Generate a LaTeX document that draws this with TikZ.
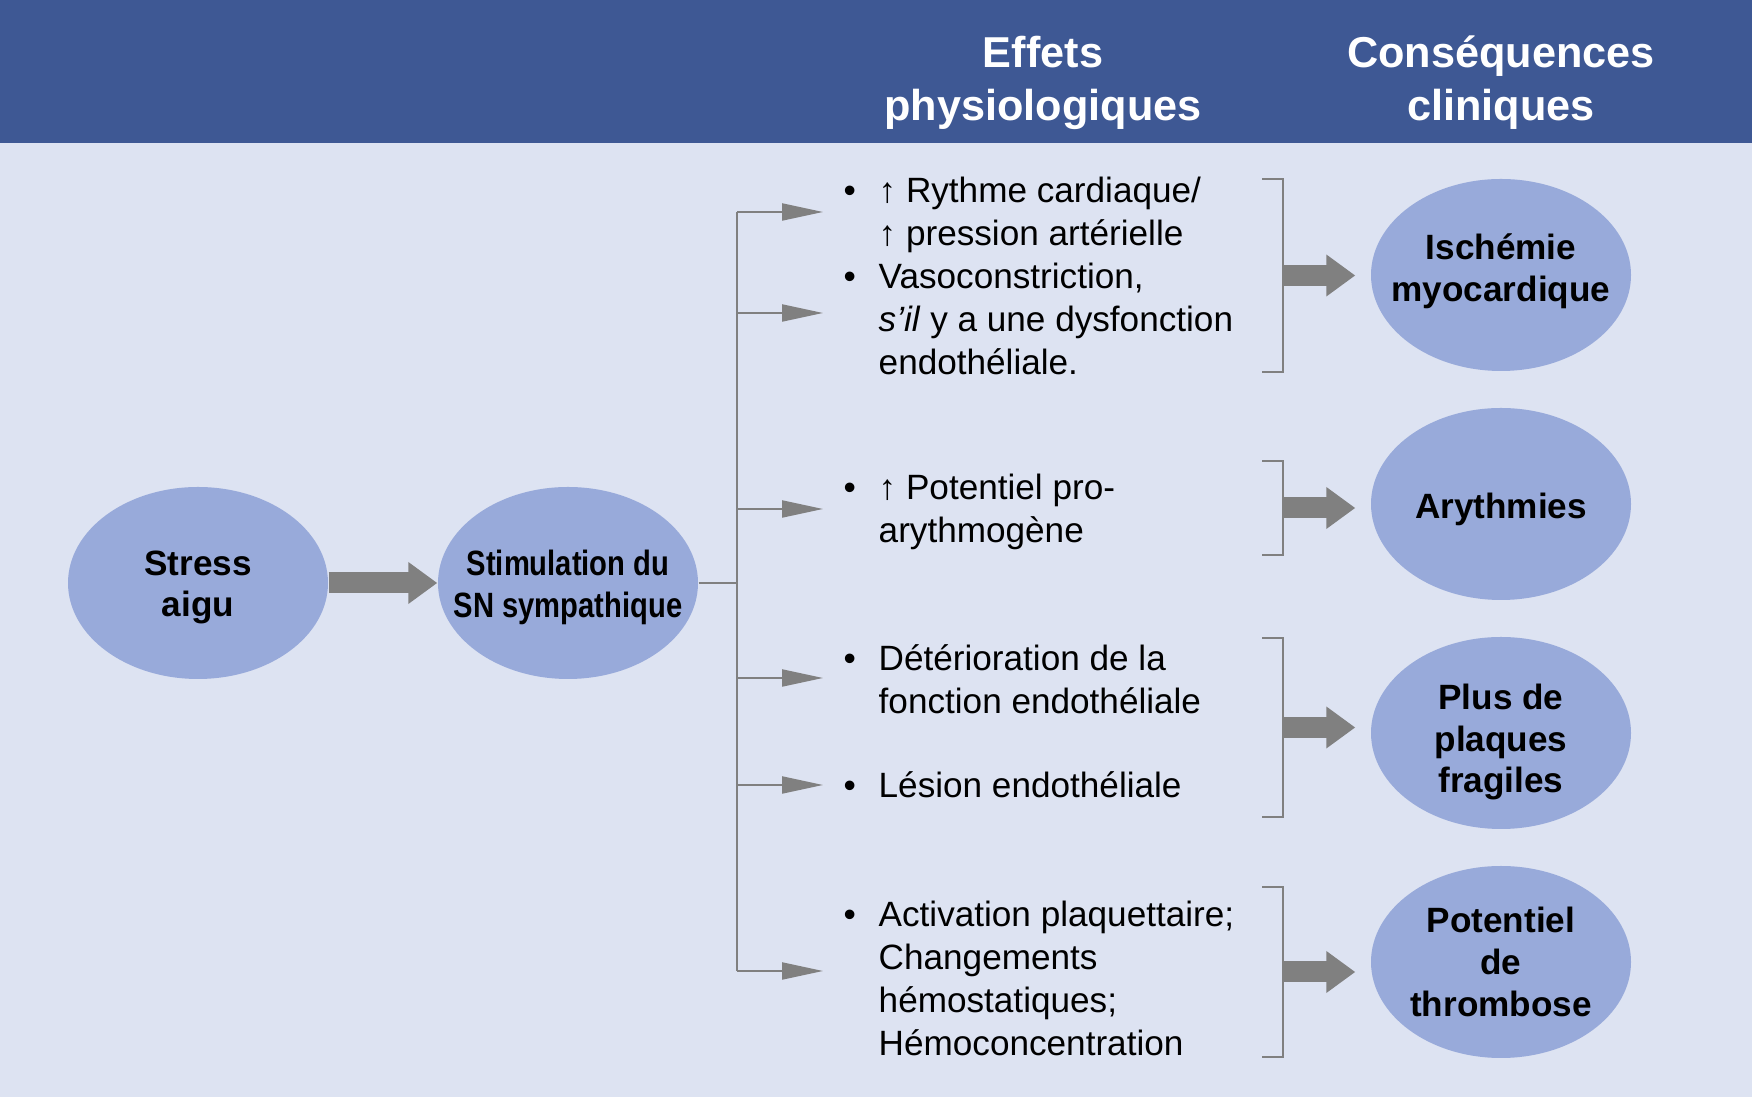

************

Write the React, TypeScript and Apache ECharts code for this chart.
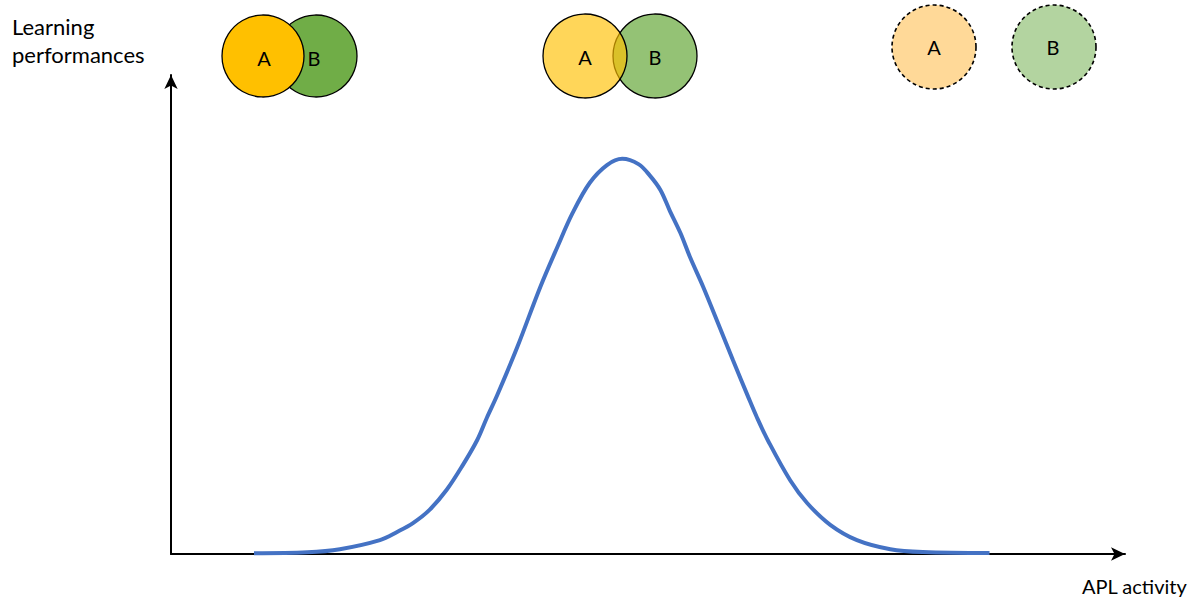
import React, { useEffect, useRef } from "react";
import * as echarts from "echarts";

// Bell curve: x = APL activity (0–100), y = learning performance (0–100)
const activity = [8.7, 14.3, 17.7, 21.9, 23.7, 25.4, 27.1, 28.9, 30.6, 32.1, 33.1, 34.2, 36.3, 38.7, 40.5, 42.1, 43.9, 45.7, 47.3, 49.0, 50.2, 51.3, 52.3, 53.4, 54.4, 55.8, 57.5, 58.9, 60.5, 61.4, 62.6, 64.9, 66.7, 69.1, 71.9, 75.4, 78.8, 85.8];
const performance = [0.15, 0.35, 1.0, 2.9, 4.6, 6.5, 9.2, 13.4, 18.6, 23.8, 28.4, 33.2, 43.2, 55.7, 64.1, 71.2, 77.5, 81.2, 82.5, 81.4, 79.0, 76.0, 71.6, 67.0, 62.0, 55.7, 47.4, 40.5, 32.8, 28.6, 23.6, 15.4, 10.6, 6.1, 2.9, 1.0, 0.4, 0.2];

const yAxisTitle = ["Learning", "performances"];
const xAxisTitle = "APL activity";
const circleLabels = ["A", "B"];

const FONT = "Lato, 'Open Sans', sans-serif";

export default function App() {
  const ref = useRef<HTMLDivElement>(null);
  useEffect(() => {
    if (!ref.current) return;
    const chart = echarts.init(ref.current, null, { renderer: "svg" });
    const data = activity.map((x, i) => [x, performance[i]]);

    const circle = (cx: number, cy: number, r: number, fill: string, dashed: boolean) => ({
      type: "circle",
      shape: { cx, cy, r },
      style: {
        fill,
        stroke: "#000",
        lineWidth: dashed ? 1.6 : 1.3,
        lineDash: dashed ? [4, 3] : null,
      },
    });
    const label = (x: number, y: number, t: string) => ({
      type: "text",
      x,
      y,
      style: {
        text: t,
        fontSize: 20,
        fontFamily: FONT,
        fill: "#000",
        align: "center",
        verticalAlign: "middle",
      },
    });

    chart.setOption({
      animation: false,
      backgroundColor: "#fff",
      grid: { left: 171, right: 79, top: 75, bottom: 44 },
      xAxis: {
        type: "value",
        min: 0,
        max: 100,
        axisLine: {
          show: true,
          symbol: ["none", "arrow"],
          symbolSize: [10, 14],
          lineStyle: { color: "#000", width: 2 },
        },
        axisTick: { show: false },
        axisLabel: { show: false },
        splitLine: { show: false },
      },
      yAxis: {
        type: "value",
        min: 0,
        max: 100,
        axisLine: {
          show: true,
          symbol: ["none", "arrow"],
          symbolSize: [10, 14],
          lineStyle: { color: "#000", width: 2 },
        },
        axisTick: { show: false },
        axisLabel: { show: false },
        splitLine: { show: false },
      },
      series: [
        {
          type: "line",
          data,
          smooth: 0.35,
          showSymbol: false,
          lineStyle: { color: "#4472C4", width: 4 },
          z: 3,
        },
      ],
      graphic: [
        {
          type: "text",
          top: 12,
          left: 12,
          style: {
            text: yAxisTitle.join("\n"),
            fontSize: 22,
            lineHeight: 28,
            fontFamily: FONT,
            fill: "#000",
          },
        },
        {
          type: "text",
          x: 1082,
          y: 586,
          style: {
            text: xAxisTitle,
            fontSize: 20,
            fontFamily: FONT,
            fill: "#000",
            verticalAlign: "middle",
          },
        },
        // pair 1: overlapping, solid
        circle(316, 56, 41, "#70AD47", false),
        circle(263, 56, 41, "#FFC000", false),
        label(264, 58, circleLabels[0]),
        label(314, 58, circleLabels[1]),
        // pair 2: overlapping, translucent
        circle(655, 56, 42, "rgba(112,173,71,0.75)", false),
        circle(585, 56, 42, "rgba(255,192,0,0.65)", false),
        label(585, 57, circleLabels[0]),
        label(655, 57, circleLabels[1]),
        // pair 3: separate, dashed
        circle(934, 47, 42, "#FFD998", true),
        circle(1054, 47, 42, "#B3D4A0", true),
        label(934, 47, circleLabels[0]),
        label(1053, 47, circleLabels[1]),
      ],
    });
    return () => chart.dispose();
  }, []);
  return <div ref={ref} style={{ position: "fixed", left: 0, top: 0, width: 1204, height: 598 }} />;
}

************

From the listing above, restate verbatim the lines running from the one with "Write the React, TypeScript" through the one with "import * as", inclusive, but not the pictures.

▸ Correct response
Write the React, TypeScript and Apache ECharts code for this chart.
import React, { useEffect, useRef } from "react";
import * as echarts from "echarts";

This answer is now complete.